PROBLEM TO SOLVE - Check each line of the listing, and copy it if it contains the word "that".

DATA SHOWN -
☆ ☆ ☆
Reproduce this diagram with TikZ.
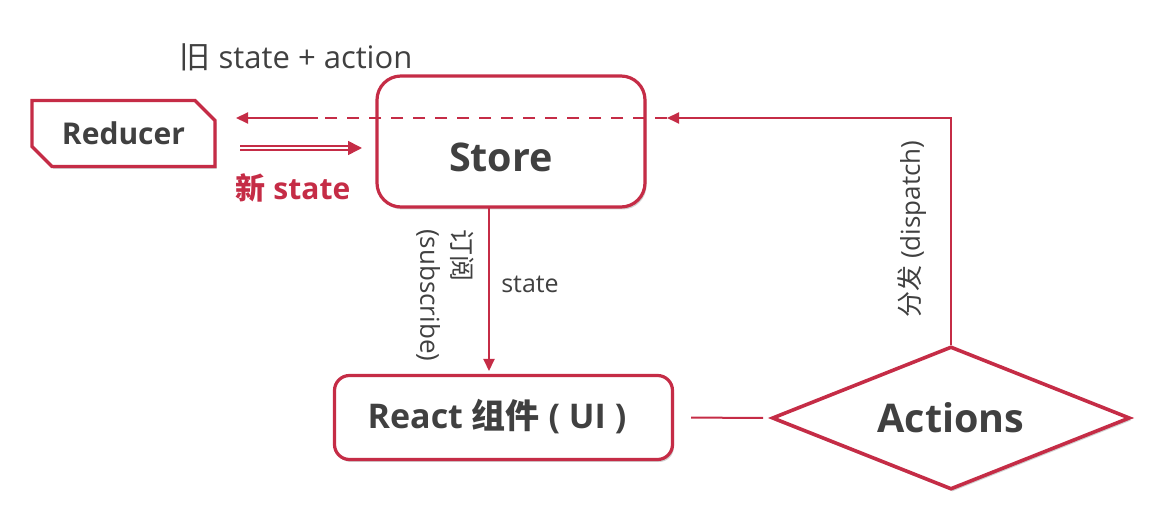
☆ ☆ ☆
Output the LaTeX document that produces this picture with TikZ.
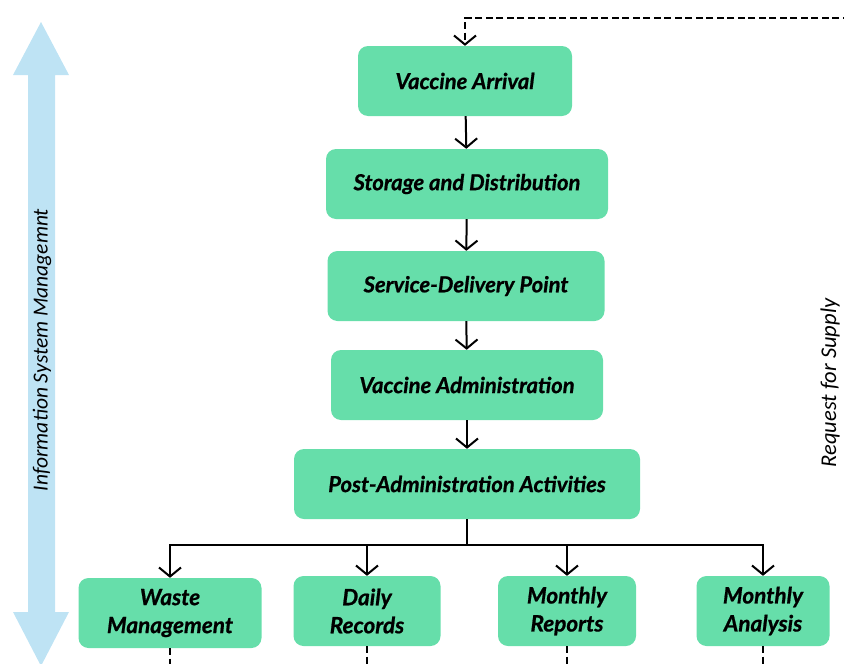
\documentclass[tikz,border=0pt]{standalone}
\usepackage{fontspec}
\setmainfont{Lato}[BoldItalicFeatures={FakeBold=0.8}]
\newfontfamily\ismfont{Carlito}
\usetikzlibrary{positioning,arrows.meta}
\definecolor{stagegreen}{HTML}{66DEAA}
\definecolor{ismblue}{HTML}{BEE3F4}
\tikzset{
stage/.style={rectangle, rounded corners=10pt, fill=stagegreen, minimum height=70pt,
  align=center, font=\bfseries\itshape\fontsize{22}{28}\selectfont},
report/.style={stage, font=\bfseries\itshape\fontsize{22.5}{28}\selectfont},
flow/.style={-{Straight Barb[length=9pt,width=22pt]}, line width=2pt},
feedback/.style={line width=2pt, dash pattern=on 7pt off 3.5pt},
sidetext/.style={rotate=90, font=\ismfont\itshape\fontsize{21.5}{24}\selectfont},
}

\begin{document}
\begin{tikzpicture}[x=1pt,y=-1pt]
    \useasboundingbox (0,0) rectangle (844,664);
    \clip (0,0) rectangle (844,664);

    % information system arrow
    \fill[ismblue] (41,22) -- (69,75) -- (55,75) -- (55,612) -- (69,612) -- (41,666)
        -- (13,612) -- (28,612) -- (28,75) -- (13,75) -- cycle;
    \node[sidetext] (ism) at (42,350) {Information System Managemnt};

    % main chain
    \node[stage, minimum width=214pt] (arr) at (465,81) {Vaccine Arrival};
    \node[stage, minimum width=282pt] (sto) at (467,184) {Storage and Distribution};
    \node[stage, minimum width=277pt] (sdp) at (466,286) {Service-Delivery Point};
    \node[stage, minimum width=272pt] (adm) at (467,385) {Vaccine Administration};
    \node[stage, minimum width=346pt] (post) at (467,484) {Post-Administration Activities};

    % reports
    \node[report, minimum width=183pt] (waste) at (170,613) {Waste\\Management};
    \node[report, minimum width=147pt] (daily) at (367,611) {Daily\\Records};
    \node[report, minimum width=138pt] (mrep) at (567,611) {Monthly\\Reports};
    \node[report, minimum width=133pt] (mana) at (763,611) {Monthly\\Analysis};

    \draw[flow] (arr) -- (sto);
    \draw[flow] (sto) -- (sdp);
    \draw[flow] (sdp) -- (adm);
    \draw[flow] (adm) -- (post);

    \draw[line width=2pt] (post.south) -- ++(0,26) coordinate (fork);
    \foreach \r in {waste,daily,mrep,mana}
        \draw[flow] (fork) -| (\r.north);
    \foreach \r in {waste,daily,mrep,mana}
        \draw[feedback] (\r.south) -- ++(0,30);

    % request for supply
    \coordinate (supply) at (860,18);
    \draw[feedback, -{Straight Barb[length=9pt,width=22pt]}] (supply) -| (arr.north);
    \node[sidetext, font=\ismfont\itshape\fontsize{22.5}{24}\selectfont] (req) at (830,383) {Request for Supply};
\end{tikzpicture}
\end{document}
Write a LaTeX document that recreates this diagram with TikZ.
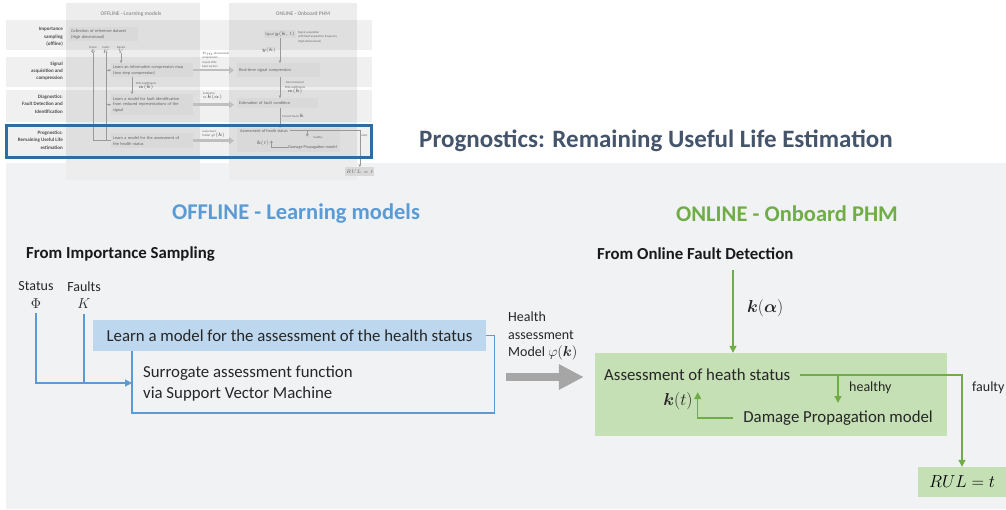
☆ ☆ ☆
ANSWER BELOW -
Output the LaTeX document that produces this picture with TikZ.
Write a LaTeX document that recreates this diagram with TikZ.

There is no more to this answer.